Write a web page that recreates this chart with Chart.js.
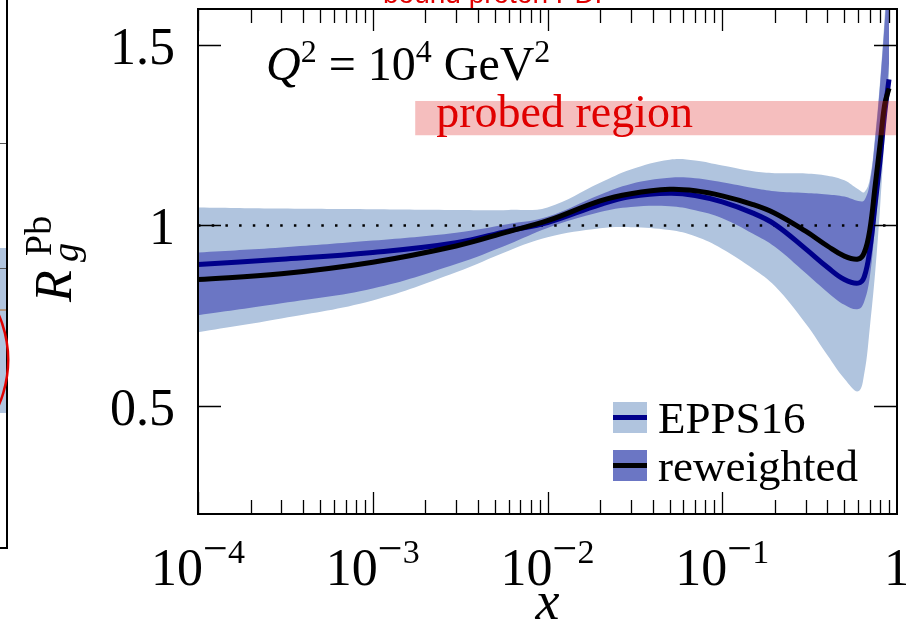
<!DOCTYPE html>
<html>
<head>
<meta charset="utf-8">
<script src="https://cdn.jsdelivr.net/npm/chart.js@4.4.1/dist/chart.umd.min.js"></script>
<style>
  html, body { margin: 0; padding: 0; background: #fff; }
  #wrap { width: 906px; height: 625px; }
</style>
</head>
<body>
<div id="wrap"><canvas id="rgChart" width="906" height="625"></canvas></div>
<script>
// gluon nuclear modification R_g^Pb at Q^2 = 10^4 GeV^2
const xPoints = [1e-4, 3e-4, 1e-3, 3e-3, 6e-3, 1e-2, 0.02, 0.03, 0.05, 0.07, 0.1, 0.15,
                 0.2, 0.3, 0.4, 0.5, 0.6, 0.65, 0.7, 0.75, 0.8, 0.85, 0.9];

const eppsUpper   = [1.050, 1.047, 1.045, 1.043, 1.043, 1.050, 1.118, 1.155, 1.182, 1.180, 1.166, 1.150,
                     1.145, 1.144, 1.138, 1.125, 1.100, 1.092, 1.130, 1.250, 1.400, 1.580, 1.800];
const eppsCentral = [0.892, 0.906, 0.925, 0.952, 0.985, 1.008, 1.058, 1.080, 1.089, 1.083, 1.065, 1.034,
                     1.003, 0.935, 0.884, 0.850, 0.840, 0.858, 0.935, 1.060, 1.180, 1.310, 1.405];
const eppsLower   = [0.704, 0.742, 0.792, 0.870, 0.930, 0.967, 0.992, 0.995, 0.987, 0.970, 0.935, 0.880,
                     0.832, 0.728, 0.640, 0.575, 0.540, 0.590, 0.720, 0.870, 1.050, 1.250, 1.420];

const rewUpper    = [0.925, 0.939, 0.958, 0.980, 1.004, 1.024, 1.085, 1.115, 1.132, 1.131, 1.120, 1.104,
                     1.095, 1.090, 1.086, 1.080, 1.068, 1.070, 1.120, 1.240, 1.390, 1.560, 1.740];
const rewCentral  = [0.850, 0.866, 0.898, 0.943, 0.983, 1.013, 1.068, 1.088, 1.100, 1.096, 1.082, 1.058,
                     1.034, 0.984, 0.943, 0.915, 0.907, 0.925, 0.990, 1.110, 1.225, 1.335, 1.380];
const rewLower    = [0.751, 0.784, 0.825, 0.893, 0.948, 0.993, 1.037, 1.051, 1.053, 1.042, 1.020, 0.977,
                     0.941, 0.868, 0.815, 0.780, 0.768, 0.790, 0.860, 1.000, 1.140, 1.300, 1.450];

const unityLevel = 1;
const probedX = [1.75e-3, 1];
const probedY = [1.25, 1.345];

const yTicks = [0.5, 1, 1.5];
const yTickLabels = ['0.5', '1', '1.5'];
const xMajorTicks = [1e-4, 1e-3, 1e-2, 1e-1, 1];
const xMajorExponents = ['4', '3', '2', '1', null];
const legendLabels = ['EPPS16', 'reweighted'];

const LIGHT = '#b0c4de';
const DARK = '#6b76c4';
const NAVY = '#00008b';
const serif = '"Liberation Serif", "Times New Roman", serif';
const SMOOTH = 0.4;

function pts(ys) {
    return xPoints.map((x, i) => ({ x: x, y: ys[i] }));
}

// draw a run of text pieces [text, font, dy] starting at x
function drawRun(ctx, pieces, x, y) {
    for (const [t, font, dy] of pieces) {
        ctx.font = font;
        ctx.fillText(t, x, y + dy);
        x += ctx.measureText(t).width;
    }
    return x;
}
function runWidth(ctx, pieces) {
    let w = 0;
    for (const [t, font] of pieces) { ctx.font = font; w += ctx.measureText(t).width; }
    return w;
}

const decorations = {
    id: 'decorations',
    beforeDraw(chart) {
        // edge of the neighbouring panel
        const ctx = chart.ctx;
        ctx.save();
        ctx.fillStyle = LIGHT;
        ctx.fillRect(0, 248, 7, 165);
        ctx.strokeStyle = '#555';
        ctx.lineWidth = 1;
        ctx.beginPath();
        ctx.moveTo(0, 143.5); ctx.lineTo(7, 143.5);
        ctx.moveTo(0, 268.5); ctx.lineTo(7, 268.5);
        ctx.stroke();
        ctx.strokeStyle = '#b5651d';
        ctx.beginPath(); ctx.moveTo(0, 310); ctx.lineTo(7, 310); ctx.stroke();
        ctx.strokeStyle = '#000';
        ctx.lineWidth = 2;
        ctx.beginPath();
        ctx.moveTo(7, 0); ctx.lineTo(7, 548); ctx.lineTo(0, 548);
        ctx.stroke();
        ctx.strokeStyle = '#e00000';
        ctx.lineWidth = 2.5;
        ctx.beginPath();
        ctx.ellipse(-60, 360, 68, 90, 0, -1.2, 1.2);
        ctx.stroke();
        ctx.fillStyle = '#e00000';
        ctx.font = '28px "Liberation Sans", Arial, sans-serif';
        ctx.fillText('bound proton PDF', 383, 3);
        ctx.restore();
    },
    afterDatasetsDraw(chart) {
        const { ctx, chartArea: a, scales: { x, y } } = chart;
        ctx.save();

        // probed region
        const rx0 = x.getPixelForValue(probedX[0]);
        const rx1 = x.getPixelForValue(probedX[1]);
        const ry0 = y.getPixelForValue(probedY[1]);
        const ry1 = y.getPixelForValue(probedY[0]);
        ctx.fillStyle = 'rgba(222, 40, 40, 0.3)';
        ctx.fillRect(rx0, ry0, rx1 - rx0, ry1 - ry0);
        ctx.fillStyle = '#e00000';
        ctx.font = '46px ' + serif;
        ctx.textBaseline = 'alphabetic';
        ctx.fillText('probed region', rx0 + 21, ry1 - 8);

        // frame
        ctx.strokeStyle = '#000';
        ctx.lineWidth = 2;
        ctx.strokeRect(a.left, a.top, a.right - a.left, a.bottom - a.top);

        // x ticks, top and bottom, pointing inward
        ctx.lineWidth = 1.3;
        ctx.beginPath();
        for (let d = -4; d < 0; d++) {
            for (let k = 1; k <= 9; k++) {
                const px = Math.round(x.getPixelForValue(k * Math.pow(10, d))) + 0.5;
                const len = k === 1 ? 22 : 14;
                ctx.moveTo(px, a.bottom); ctx.lineTo(px, a.bottom - len);
                ctx.moveTo(px, a.top); ctx.lineTo(px, a.top + len);
            }
        }
        // y ticks, left and right
        for (const v of yTicks) {
            const py = Math.round(y.getPixelForValue(v)) + 0.5;
            ctx.moveTo(a.left, py); ctx.lineTo(a.left + 23, py);
            ctx.moveTo(a.right, py); ctx.lineTo(a.right - 23, py);
        }
        ctx.stroke();

        ctx.fillStyle = '#000';
        // y tick labels
        ctx.font = '52px ' + serif;
        ctx.textAlign = 'right';
        yTicks.forEach((v, i) => {
            ctx.fillText(yTickLabels[i], a.left - 23, y.getPixelForValue(v) + 19);
        });

        // x tick labels 10^-n
        ctx.textAlign = 'left';
        xMajorTicks.forEach((v, i) => {
            const cx = x.getPixelForValue(v);
            const e = xMajorExponents[i];
            const pieces = e === null
                ? [['1', '52px ' + serif, 0]]
                : [['10', '52px ' + serif, 0], ['\u2212', '44px ' + serif, -22], [e, '34px ' + serif, -22]];
            const w = runWidth(ctx, pieces);
            drawRun(ctx, pieces, cx - w / 2, 585);
        });

        // axis titles
        ctx.font = 'italic 54px ' + serif;
        ctx.textAlign = 'center';
        ctx.fillText('x', x.getPixelForValue(1e-2), 619);

        ctx.save();
        ctx.translate(71, 302);
        ctx.rotate(-Math.PI / 2);
        ctx.textAlign = 'left';
        ctx.font = 'italic 52px ' + serif;
        ctx.fillText('R', 0, 0);
        ctx.font = 'italic 38px ' + serif;
        ctx.fillText('g', 40, 7);
        ctx.font = '38px ' + serif;
        ctx.fillText('Pb', 46, -20);
        ctx.restore();

        // Q^2 annotation
        ctx.textAlign = 'left';
        drawRun(ctx, [
            ['Q', 'italic 48px ' + serif, 0],
            ['2', '32px ' + serif, -18],
            [' = 10', '48px ' + serif, 0],
            ['4', '32px ' + serif, -18],
            [' GeV', '48px ' + serif, 0],
            ['2', '32px ' + serif, -18]
        ], 266, 80);

        // legend: band swatch with central line
        const swatches = [[LIGHT, NAVY], [DARK, '#000']];
        legendLabels.forEach((label, i) => {
            const top = 402 + i * 48;
            ctx.fillStyle = swatches[i][0];
            ctx.fillRect(613, top, 34, 31);
            ctx.fillStyle = swatches[i][1];
            ctx.fillRect(613, top + 13, 34, 5);
            ctx.fillStyle = '#000';
            ctx.font = '45px ' + serif;
            ctx.fillText(label, 658, top + 31);
        });

        ctx.restore();
    }
};

const band = (data, color, fill, order) => ({
    data: pts(data),
    backgroundColor: color,
    borderWidth: 0,
    borderColor: 'rgba(0,0,0,0)',
    fill: fill,
    pointRadius: 0,
    tension: SMOOTH,
    order: order
});

const curve = (label, data, color, order) => ({
    label: label,
    data: pts(data),
    borderColor: color,
    borderWidth: 5,
    pointRadius: 0,
    fill: false,
    tension: SMOOTH,
    order: order
});

new Chart(document.getElementById('rgChart'), {
    type: 'line',
    data: {
        datasets: [
            band(eppsUpper, LIGHT, '+1', 5),
            band(eppsLower, LIGHT, false, 5),
            band(rewUpper, DARK, '+1', 4),
            band(rewLower, DARK, false, 4),
            {
                data: [{ x: 1e-4, y: unityLevel }, { x: 1, y: unityLevel }],
                borderColor: '#000',
                borderWidth: 2.5,
                borderDash: [2.5, 11.2],
                pointRadius: 0,
                fill: false,
                order: 3
            },
            curve(legendLabels[0], eppsCentral, NAVY, 2),
            curve(legendLabels[1], rewCentral, '#000', 1)
        ]
    },
    options: {
        responsive: false,
        animation: false,
        devicePixelRatio: 1,
        events: [],
        layout: { padding: { left: 198, right: 9, top: 9, bottom: 111 } },
        elements: { line: { capBezierPoints: false } },
        scales: {
            x: { type: 'logarithmic', min: 1e-4, max: 1, display: false },
            y: { type: 'linear', min: 0.2, max: 1.6, display: false }
        },
        plugins: {
            legend: { display: false },
            tooltip: { enabled: false }
        }
    },
    plugins: [decorations]
});
</script>
</body>
</html>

# EXERCISE
State the count of lines in the data holding the word "with", adding nothing to it.

# SOLUTION TO THIS EXERCISE
2